So you want your station to decode frames so you can climb up the dB leaderboard and catch @csete and @DL4PD and my station 146 riyadh. A nice game, as competition between people always brings out the best in them.
The Fox birds and XW-2 birds cw beacons are a good start, all on VHF.
Unisat-6, over its ground station in UK, also transmit lots of frames. Bugsat and falconsat on UHF gives many frames as well. Lituanicasat-2 and IRAZU also gives double figures frames decode on certain passes. Please feel free to add more recommendations!
I wonder though, how else can we calculate this? If everyone started focusing on the high framerate satellites, would we neglect the others? What is the value in 1,000 CAS-4A packets versus one WOD packet from another satellite in the same time frame?..
I don’t have ideas/answers here, nor do I want to discourage the leaderboard, just want to keep the conversation going.
Loosely related, now that we are able to decode telemetry into a tsdb we can easily see the rate of packets getting decoded by day. Maybe there is something to be said for a station that contributes during a low point in the data? (see UWE-4 for example below)
Quality is always better thean quantity. At the end it the whole idea is to get your station to decode a satellite, not just track it.
What about giving more weight to difficult to decode satellites or giving leaderboard for each satellite? It would be nice if a static station can decode satellites whne not in use?
Anyway lets track and decode as many birds as possible
in light of QO-100 being decoded / decodable I wanted to revive this topic (as it would be trivial for someone to setup a constant receiver and climb/stay at the top of the leaderboard, not to mention fill the db)
setting aside the current technical limitations of doing this in db today (as there are many):
Should we limit the leaderboard to orbiting sats?
What would an algorithm look like for “quality over quantity”? The higher percentage of frames in db for a sat, the lower the modifier on contributions from a station?
I like the “leaderboard for each sat” idea, filed it here.

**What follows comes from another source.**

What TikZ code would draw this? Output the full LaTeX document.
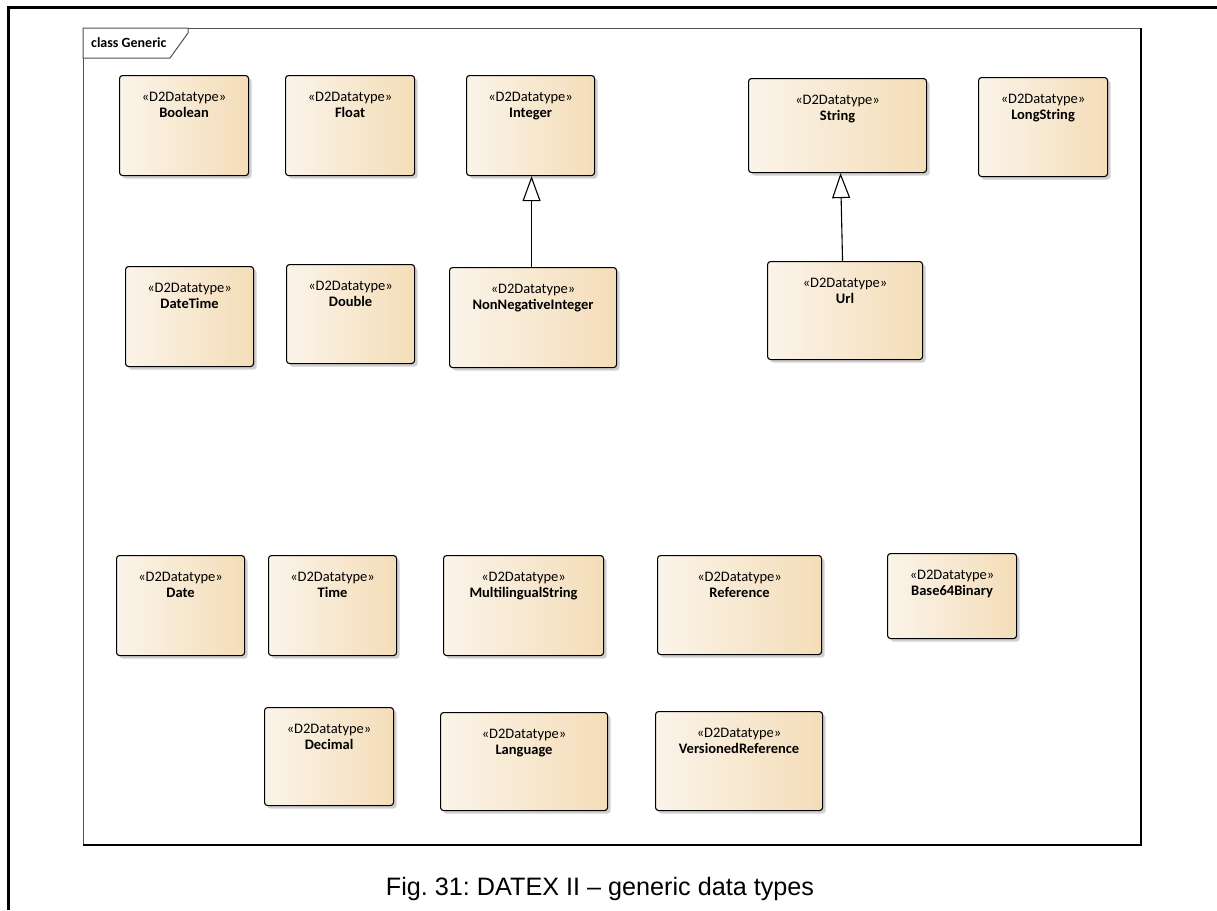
\documentclass[tikz,border=0pt]{standalone}
\usepackage{fontspec}
\setmainfont{Carlito}
\newfontfamily\capfont{Liberation Sans}
\usetikzlibrary{arrows.meta,shadows}
\definecolor{boxl}{HTML}{FBF4EA}
\definecolor{boxr}{HTML}{F4DDB8}
\definecolor{frameg}{HTML}{505050}
\frenchspacing
\tikzset{
  dtbox/.style={draw=black, line width=1.1pt, rounded corners=3pt, left color=boxl, right color=boxr,
    drop shadow={shadow xshift=3pt, shadow yshift=-3pt, fill=black!30, opacity=0.6}, inner sep=0pt},
  dtlabel/.style={inner sep=0pt, align=center, font=\fontsize{14.5}{16}\selectfont},
  gen/.style={line width=1.1pt, -{Triangle[open, length=25pt, width=18pt, fill=white, line width=1.1pt]}},
}
\newcommand\dtbox[6]{%
  \node[dtbox, anchor=north west, minimum width={(#4-#2)*1pt}, minimum height={(#5-#3)*1pt}] (#1) at (#2,#3) {};
  \node[dtlabel, anchor=north] (#1-t) at ([yshift=-16.5pt]#1.north) {«D2Datatype»\\\textbf{#6}};
}
\begin{document}
\begin{tikzpicture}[x=1pt,y=-1pt]
\useasboundingbox (0,0) rectangle (1217,910);
\fill[white] (0,0) rectangle (1217,910);
% outer frame (top and left)
\draw[line width=3pt] (8.5,7.5) -- (1217,7.5);
\draw[line width=3pt] (8.5,6) -- (8.5,910);
% inner frame
\draw[frameg, line width=1pt] (83,28) rectangle (1141,845);
\draw[black, line width=1.3pt] (1141,28) -- (1141,845) -- (83,845);
\draw[frameg, line width=1pt, fill=white] (83,28) -- (188,28) -- (188,33) -- (170,58) -- (83,58) -- cycle;
\node[anchor=west, inner sep=0pt, font=\fontsize{14}{15}\selectfont\bfseries] (title) at (91,43) {class Generic};
% boxes
\dtbox{bool}{119}{75}{248}{175}{Boolean}
\dtbox{float}{285}{75}{414}{175}{Float}
\dtbox{int}{466}{75}{594}{175}{Integer}
\dtbox{str}{748}{78}{926}{172}{String}
\dtbox{long}{978}{77}{1107}{176}{LongString}
\dtbox{dt}{125}{266}{253}{366}{DateTime}
\dtbox{dbl}{286}{264}{414}{363}{Double}
\dtbox{nni}{449}{267}{616}{367}{NonNegativeInteger}
\dtbox{url}{767}{261}{922}{359}{Url}
\dtbox{date}{116}{555}{244}{655}{Date}
\dtbox{time}{268}{555}{396}{655}{Time}
\dtbox{mls}{443}{555}{603}{655}{MultilingualString}
\dtbox{ref}{657}{555}{821}{654}{Reference}
\dtbox{b64}{887}{553}{1016}{638}{Base64Binary}
\dtbox{dec}{264}{707}{393}{805}{Decimal}
\dtbox{lang}{440}{712}{607}{810}{Language}
\dtbox{vref}{655}{711}{822}{810}{VersionedReference}
% generalizations
\draw[gen] ([xshift=-1.5pt]nni.north) -- ([xshift=1pt]int.south);
\draw[gen] ([xshift=-2.5pt]url.north) -- ([xshift=3pt]str.south);
% caption
\node[anchor=base, inner sep=0pt, font=\capfont\fontsize{25.2}{28}\selectfont] (cap) at (600,895) {Fig. 31: DATEX II – generic data types};
\end{tikzpicture}
\end{document}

I like the idea of a leaderboard for observations! Each observation has (at least) the following characteristics which we can base a score:
Duration - I believe we want to promote longer observation durations since they utilize the network better. A linear or exponential function could be used to contribute to the score. E.g.
Decoded status - The decoded status should definitely contribute to the score. E.g.
Maximum elevation - Successful lower passes indicate a better station. It should also be included to the formula. E.g.
Age of transmitter - We want to promote reception of newer satellite and transmitters. Thus we can use again some exponential function to do that. E.g.
Frequency - Observations on higher frequencies are more difficult. We should promote that as well. E.g.
Satellite success rate - We also want to promote observations on rare satellites. The score should depend on good versus bad past obs. E.g.
Observation status (through vetting input) - If the obs status is bad, the score should definitely be zeroed.
The overall score with the addition of weight then becomes:
Not always the case if, say, a station has a very limiting horizon. (such as the vertical yagi test) - this scenario also goes against the “Maximum elevation” modifier.
So, I’m not sure if we should make assumptions about difficulty, as one station may be more successful at certain parameters than another, and visa versa (especially when comparing, say, one fixed station against another).??
Yeah, I am thinking about the future. Sooner or later all observation artifacts will be ending up in DB where they belong.
The duration parameter has to be there somewhere, even in the form of “actual station utilization”. Otherwise it won’t be fair. Take for instance 2 stations which both do 20 observations a day. They should not have the same score when one has on average 10min obs and the other 1m obs.
hmm I want to agree, yet there’s an aspect of “quality over quantity”. 2 stations return 1 packet each, one station gets a higher score for that packet because it was picked out of a 10 min obs vs the other station which grabbed it in 1 min. The latter station could really be the “better” at receiving and decoding, and grabbing that data in shorter time means it may be freed up for another observation elsewhere (which doesn’t match my vertical yagi / narrow horizon use case), yet would be penalized.
So yeah, like you say “station utilization” might be the modifier here rather than a duration modifier specific to the observation.
Thanks for the input, I like where this topic is going.
@cshields, we could then use a linear function for the duration. Assuming that the station score is the sum of observation scores, then actual utilization is simply duration over leaderboard time range.
In other words, equal sum of short and long obs will get the same score.
Moving forward to auto-scheduling I don’t think it matters so much who schedules an observation.
However giving a shout-out to the observer in the community forum or in social media, if something special was caught like a non-alive satellite or an unscheduled event is not a bad idea.
Just to make it clear… I don’t mean that scheduling isn’t an important task, just that I’m not sure if we need to add a point system/credit system on it with the auto-scheduling coming.